Please output every line of the material as it stands, without the pictures.

Raw data
-=-=-
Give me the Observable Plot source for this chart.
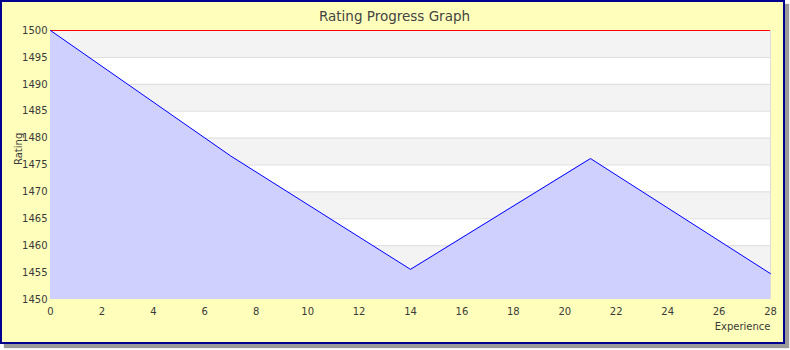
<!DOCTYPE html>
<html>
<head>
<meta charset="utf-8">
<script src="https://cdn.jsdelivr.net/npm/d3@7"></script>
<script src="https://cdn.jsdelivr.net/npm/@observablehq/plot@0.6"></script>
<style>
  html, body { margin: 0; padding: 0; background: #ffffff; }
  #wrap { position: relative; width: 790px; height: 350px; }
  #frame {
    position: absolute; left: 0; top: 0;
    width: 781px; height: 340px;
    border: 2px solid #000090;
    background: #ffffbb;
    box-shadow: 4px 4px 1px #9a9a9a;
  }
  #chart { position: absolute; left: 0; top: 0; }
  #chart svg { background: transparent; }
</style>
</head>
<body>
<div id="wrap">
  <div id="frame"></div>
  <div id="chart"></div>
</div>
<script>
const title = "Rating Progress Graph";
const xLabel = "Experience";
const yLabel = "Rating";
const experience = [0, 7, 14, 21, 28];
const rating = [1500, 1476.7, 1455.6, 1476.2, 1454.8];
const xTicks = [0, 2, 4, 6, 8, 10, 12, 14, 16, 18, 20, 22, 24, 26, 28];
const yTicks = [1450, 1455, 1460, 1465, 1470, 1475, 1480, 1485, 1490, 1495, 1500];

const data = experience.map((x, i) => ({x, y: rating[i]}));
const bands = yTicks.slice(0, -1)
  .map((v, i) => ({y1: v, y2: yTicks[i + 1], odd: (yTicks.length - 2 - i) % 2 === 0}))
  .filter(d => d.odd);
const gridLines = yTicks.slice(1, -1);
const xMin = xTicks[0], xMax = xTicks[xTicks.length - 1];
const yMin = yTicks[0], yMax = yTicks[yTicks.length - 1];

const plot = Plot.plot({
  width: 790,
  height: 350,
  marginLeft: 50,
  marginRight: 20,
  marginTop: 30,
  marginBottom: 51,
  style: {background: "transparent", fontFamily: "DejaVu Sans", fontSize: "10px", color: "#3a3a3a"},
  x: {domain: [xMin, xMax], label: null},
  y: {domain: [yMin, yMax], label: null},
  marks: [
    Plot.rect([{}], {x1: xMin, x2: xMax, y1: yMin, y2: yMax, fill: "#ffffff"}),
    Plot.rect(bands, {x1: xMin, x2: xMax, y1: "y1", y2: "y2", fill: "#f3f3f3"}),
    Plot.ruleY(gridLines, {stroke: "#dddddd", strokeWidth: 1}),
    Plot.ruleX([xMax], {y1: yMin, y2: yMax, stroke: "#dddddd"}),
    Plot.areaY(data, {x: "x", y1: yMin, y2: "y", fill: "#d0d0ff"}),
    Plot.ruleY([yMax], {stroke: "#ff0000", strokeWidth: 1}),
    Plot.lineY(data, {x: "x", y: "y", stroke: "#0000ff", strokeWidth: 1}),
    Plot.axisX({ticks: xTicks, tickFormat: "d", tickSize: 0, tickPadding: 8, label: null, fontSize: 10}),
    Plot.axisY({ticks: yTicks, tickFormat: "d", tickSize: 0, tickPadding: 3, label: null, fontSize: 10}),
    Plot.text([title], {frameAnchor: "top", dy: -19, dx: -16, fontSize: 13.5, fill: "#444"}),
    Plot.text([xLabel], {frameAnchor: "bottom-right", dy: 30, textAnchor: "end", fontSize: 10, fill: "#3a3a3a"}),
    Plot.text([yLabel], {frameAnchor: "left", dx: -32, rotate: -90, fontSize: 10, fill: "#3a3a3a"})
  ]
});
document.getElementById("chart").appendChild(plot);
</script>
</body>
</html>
-=-=-
The solution
Give me the Observable Plot source for this chart.
<!DOCTYPE html>
<html>
<head>
<meta charset="utf-8">
<script src="https://cdn.jsdelivr.net/npm/d3@7"></script>
<script src="https://cdn.jsdelivr.net/npm/@observablehq/plot@0.6"></script>
<style>
  html, body { margin: 0; padding: 0; background: #ffffff; }
  #wrap { position: relative; width: 790px; height: 350px; }
  #frame {
    position: absolute; left: 0; top: 0;
    width: 781px; height: 340px;
    border: 2px solid #000090;
    background: #ffffbb;
    box-shadow: 4px 4px 1px #9a9a9a;
  }
  #chart { position: absolute; left: 0; top: 0; }
  #chart svg { background: transparent; }
</style>
</head>
<body>
<div id="wrap">
  <div id="frame"></div>
  <div id="chart"></div>
</div>
<script>
const title = "Rating Progress Graph";
const xLabel = "Experience";
const yLabel = "Rating";
const experience = [0, 7, 14, 21, 28];
const rating = [1500, 1476.7, 1455.6, 1476.2, 1454.8];
const xTicks = [0, 2, 4, 6, 8, 10, 12, 14, 16, 18, 20, 22, 24, 26, 28];
const yTicks = [1450, 1455, 1460, 1465, 1470, 1475, 1480, 1485, 1490, 1495, 1500];

const data = experience.map((x, i) => ({x, y: rating[i]}));
const bands = yTicks.slice(0, -1)
  .map((v, i) => ({y1: v, y2: yTicks[i + 1], odd: (yTicks.length - 2 - i) % 2 === 0}))
  .filter(d => d.odd);
const gridLines = yTicks.slice(1, -1);
const xMin = xTicks[0], xMax = xTicks[xTicks.length - 1];
const yMin = yTicks[0], yMax = yTicks[yTicks.length - 1];

const plot = Plot.plot({
  width: 790,
  height: 350,
  marginLeft: 50,
  marginRight: 20,
  marginTop: 30,
  marginBottom: 51,
  style: {background: "transparent", fontFamily: "DejaVu Sans", fontSize: "10px", color: "#3a3a3a"},
  x: {domain: [xMin, xMax], label: null},
  y: {domain: [yMin, yMax], label: null},
  marks: [
    Plot.rect([{}], {x1: xMin, x2: xMax, y1: yMin, y2: yMax, fill: "#ffffff"}),
    Plot.rect(bands, {x1: xMin, x2: xMax, y1: "y1", y2: "y2", fill: "#f3f3f3"}),
    Plot.ruleY(gridLines, {stroke: "#dddddd", strokeWidth: 1}),
    Plot.ruleX([xMax], {y1: yMin, y2: yMax, stroke: "#dddddd"}),
    Plot.areaY(data, {x: "x", y1: yMin, y2: "y", fill: "#d0d0ff"}),
    Plot.ruleY([yMax], {stroke: "#ff0000", strokeWidth: 1}),
    Plot.lineY(data, {x: "x", y: "y", stroke: "#0000ff", strokeWidth: 1}),
    Plot.axisX({ticks: xTicks, tickFormat: "d", tickSize: 0, tickPadding: 8, label: null, fontSize: 10}),
    Plot.axisY({ticks: yTicks, tickFormat: "d", tickSize: 0, tickPadding: 3, label: null, fontSize: 10}),
    Plot.text([title], {frameAnchor: "top", dy: -19, dx: -16, fontSize: 13.5, fill: "#444"}),
    Plot.text([xLabel], {frameAnchor: "bottom-right", dy: 30, textAnchor: "end", fontSize: 10, fill: "#3a3a3a"}),
    Plot.text([yLabel], {frameAnchor: "left", dx: -32, rotate: -90, fontSize: 10, fill: "#3a3a3a"})
  ]
});
document.getElementById("chart").appendChild(plot);
</script>
</body>
</html>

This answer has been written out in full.